By the way, if you think provider support sucks now, imagine an ATM backbone that runs up to the NAT. You can’t find 10 guys in the support center that understand a 30 year old technology like Ethernet and TCP/IP. There probably aren’t 10 in the whole of Earthlink that understand this new-fangled ATM.
PS Most of that fiber is unlit, Reid. The Great Tech Bust of 2000 has at least one lasting legacy and that’s miles and miles of fiber sitting in the ground waiting for the photon router. Boy, we were sure dreamers back then.



Let’s remember that DSL technology, at least as we understand it in the US, is a kludge to run an extra service over the analog telephone wire the Bells have already run into your house. The last time I saw a Bell run telephone wire in my neighborhood was in 1975, when the Bell’s name was Ma.
Other places haven’t had universal telephone service in private residences for nearly as long as we have. The bad part is generations without the convenience of your own phone; the good part is that when you do get it, you get much more modern technology.
I was under the impression that a very large percentage of the voice telephone system was digital, both in Western Europe and in Japan. That would explain why ISDN was comparatively widespread in Europe in the late ‘90s, while only the most irrational American nerds were willing to spend potloads of money for a digital phone line+minute charges to get only twice dialup speed.

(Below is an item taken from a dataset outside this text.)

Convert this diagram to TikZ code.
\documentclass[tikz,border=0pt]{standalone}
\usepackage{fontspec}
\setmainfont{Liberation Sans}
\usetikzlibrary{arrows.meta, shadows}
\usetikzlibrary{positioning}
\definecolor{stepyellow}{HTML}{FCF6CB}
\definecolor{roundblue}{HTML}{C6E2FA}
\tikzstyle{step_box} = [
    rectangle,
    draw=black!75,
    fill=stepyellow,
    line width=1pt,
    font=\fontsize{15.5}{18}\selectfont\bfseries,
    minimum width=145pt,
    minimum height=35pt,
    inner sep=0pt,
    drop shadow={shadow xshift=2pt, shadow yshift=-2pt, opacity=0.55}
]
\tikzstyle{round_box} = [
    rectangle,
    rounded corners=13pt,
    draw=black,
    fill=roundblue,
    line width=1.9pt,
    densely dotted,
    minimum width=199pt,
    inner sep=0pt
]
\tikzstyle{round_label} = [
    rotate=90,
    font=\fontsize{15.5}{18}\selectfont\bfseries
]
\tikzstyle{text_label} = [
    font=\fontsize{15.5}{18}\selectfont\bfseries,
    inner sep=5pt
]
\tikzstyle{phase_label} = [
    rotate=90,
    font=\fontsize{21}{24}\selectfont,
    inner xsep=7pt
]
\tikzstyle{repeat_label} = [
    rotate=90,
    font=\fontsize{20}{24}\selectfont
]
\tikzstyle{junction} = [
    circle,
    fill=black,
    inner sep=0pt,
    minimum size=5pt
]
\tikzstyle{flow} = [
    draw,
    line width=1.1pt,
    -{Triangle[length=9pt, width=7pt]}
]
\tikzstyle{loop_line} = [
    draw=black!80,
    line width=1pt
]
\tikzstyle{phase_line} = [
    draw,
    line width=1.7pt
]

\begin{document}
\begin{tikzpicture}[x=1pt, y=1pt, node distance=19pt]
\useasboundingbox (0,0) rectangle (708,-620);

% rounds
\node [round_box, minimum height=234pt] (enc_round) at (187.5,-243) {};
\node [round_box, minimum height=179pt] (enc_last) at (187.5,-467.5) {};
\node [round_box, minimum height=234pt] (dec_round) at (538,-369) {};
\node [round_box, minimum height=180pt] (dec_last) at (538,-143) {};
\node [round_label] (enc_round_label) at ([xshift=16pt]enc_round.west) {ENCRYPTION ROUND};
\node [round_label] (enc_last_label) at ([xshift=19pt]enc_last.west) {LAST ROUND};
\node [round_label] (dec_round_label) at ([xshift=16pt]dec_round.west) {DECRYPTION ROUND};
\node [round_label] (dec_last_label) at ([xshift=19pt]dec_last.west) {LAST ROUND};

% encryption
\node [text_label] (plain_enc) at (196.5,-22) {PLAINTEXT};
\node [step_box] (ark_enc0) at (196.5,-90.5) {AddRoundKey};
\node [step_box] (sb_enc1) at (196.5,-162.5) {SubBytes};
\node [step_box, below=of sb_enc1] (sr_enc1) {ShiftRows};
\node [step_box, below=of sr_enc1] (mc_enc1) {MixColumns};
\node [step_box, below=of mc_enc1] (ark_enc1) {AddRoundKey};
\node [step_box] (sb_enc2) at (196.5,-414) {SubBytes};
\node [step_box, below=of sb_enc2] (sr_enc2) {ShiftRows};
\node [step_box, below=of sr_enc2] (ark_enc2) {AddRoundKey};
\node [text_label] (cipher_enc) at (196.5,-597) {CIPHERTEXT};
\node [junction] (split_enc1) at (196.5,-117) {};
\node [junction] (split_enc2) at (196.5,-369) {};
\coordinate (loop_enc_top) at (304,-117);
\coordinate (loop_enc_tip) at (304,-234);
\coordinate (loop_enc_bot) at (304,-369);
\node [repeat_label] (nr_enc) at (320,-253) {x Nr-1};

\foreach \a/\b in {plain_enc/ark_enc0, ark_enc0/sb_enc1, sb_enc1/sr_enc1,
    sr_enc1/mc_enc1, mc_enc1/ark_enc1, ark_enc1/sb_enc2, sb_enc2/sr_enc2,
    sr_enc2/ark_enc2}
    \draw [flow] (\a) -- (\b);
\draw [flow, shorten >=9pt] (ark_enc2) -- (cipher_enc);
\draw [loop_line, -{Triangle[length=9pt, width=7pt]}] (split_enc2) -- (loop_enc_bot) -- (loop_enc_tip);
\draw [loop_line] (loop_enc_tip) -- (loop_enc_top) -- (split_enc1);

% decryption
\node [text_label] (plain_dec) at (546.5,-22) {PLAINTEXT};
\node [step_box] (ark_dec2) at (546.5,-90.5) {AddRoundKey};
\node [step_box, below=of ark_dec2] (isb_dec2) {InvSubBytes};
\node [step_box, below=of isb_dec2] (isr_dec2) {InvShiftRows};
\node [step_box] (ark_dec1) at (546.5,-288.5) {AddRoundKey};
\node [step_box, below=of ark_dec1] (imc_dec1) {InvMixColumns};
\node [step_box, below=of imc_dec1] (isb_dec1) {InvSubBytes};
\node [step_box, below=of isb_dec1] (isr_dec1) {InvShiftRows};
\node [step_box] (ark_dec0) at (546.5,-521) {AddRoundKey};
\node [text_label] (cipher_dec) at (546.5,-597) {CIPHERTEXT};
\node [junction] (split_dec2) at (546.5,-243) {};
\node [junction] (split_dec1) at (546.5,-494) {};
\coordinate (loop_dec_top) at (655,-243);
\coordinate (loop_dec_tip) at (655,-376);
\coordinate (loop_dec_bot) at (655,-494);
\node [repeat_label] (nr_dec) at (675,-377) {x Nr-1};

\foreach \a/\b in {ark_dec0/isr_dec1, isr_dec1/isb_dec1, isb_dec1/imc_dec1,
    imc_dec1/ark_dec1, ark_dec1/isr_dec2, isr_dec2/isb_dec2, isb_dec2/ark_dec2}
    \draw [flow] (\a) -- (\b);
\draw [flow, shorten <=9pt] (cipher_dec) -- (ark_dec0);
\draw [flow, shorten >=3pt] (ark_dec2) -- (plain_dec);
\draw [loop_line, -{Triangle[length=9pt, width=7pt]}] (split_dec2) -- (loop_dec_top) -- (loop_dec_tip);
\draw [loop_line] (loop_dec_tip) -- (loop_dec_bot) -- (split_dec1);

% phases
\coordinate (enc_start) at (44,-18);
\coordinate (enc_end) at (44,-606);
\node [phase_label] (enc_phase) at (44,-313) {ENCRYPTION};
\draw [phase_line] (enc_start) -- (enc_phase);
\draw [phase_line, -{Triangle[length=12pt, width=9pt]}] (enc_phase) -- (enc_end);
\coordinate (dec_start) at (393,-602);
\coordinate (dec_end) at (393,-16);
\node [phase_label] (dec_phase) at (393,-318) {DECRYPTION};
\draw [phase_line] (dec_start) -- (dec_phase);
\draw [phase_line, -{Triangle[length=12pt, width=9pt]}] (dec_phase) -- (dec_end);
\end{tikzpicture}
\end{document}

But if the existing infrastructure is digital end-to-end, shouldn’t that dramatically lower the cost of delivering IP-based services of all types? You wouldn’t have to have converter modems at the consumer end, just dumber/cheaper terminal adapters; and it would eliminate some percentage of the ISP expense of fancy DSLAMs at the phone company central office.
Unless my impression is false…or maybe there’s some other major point I’m missing?
As long as it’s all TCP/IP, it’s all the same Internet; they just have faster (government subsidized?) pipes to it than we have. OTOH, if someone can get me 50Mb + VoIP for $40 a month in the SF Bay Area, I’ll take them out for barbecue.